→ **Instructions to follow**: Restate the whole listing exactly.
- - - - - - -
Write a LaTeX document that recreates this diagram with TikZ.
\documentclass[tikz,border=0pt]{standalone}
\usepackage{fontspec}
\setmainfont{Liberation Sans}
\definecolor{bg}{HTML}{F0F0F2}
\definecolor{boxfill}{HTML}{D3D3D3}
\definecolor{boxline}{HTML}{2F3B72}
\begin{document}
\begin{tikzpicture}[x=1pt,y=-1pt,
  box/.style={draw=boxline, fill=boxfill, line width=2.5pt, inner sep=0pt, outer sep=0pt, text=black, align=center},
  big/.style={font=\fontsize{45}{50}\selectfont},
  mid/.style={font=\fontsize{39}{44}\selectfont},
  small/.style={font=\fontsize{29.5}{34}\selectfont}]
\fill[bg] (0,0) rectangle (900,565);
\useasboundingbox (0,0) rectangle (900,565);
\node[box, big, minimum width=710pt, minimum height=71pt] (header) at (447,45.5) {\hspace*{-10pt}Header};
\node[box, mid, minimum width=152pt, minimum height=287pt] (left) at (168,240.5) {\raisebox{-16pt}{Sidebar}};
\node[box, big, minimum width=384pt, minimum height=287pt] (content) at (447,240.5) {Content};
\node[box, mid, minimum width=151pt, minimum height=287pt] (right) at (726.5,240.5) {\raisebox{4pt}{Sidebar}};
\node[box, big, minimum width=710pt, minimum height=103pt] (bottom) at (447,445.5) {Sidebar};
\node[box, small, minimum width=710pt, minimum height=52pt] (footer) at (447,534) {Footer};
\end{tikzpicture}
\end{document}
- - - - - - -
→ **Exercise result**:
Write a LaTeX document that recreates this diagram with TikZ.
\documentclass[tikz,border=0pt]{standalone}
\usepackage{fontspec}
\setmainfont{Liberation Sans}
\definecolor{bg}{HTML}{F0F0F2}
\definecolor{boxfill}{HTML}{D3D3D3}
\definecolor{boxline}{HTML}{2F3B72}
\begin{document}
\begin{tikzpicture}[x=1pt,y=-1pt,
  box/.style={draw=boxline, fill=boxfill, line width=2.5pt, inner sep=0pt, outer sep=0pt, text=black, align=center},
  big/.style={font=\fontsize{45}{50}\selectfont},
  mid/.style={font=\fontsize{39}{44}\selectfont},
  small/.style={font=\fontsize{29.5}{34}\selectfont}]
\fill[bg] (0,0) rectangle (900,565);
\useasboundingbox (0,0) rectangle (900,565);
\node[box, big, minimum width=710pt, minimum height=71pt] (header) at (447,45.5) {\hspace*{-10pt}Header};
\node[box, mid, minimum width=152pt, minimum height=287pt] (left) at (168,240.5) {\raisebox{-16pt}{Sidebar}};
\node[box, big, minimum width=384pt, minimum height=287pt] (content) at (447,240.5) {Content};
\node[box, mid, minimum width=151pt, minimum height=287pt] (right) at (726.5,240.5) {\raisebox{4pt}{Sidebar}};
\node[box, big, minimum width=710pt, minimum height=103pt] (bottom) at (447,445.5) {Sidebar};
\node[box, small, minimum width=710pt, minimum height=52pt] (footer) at (447,534) {Footer};
\end{tikzpicture}
\end{document}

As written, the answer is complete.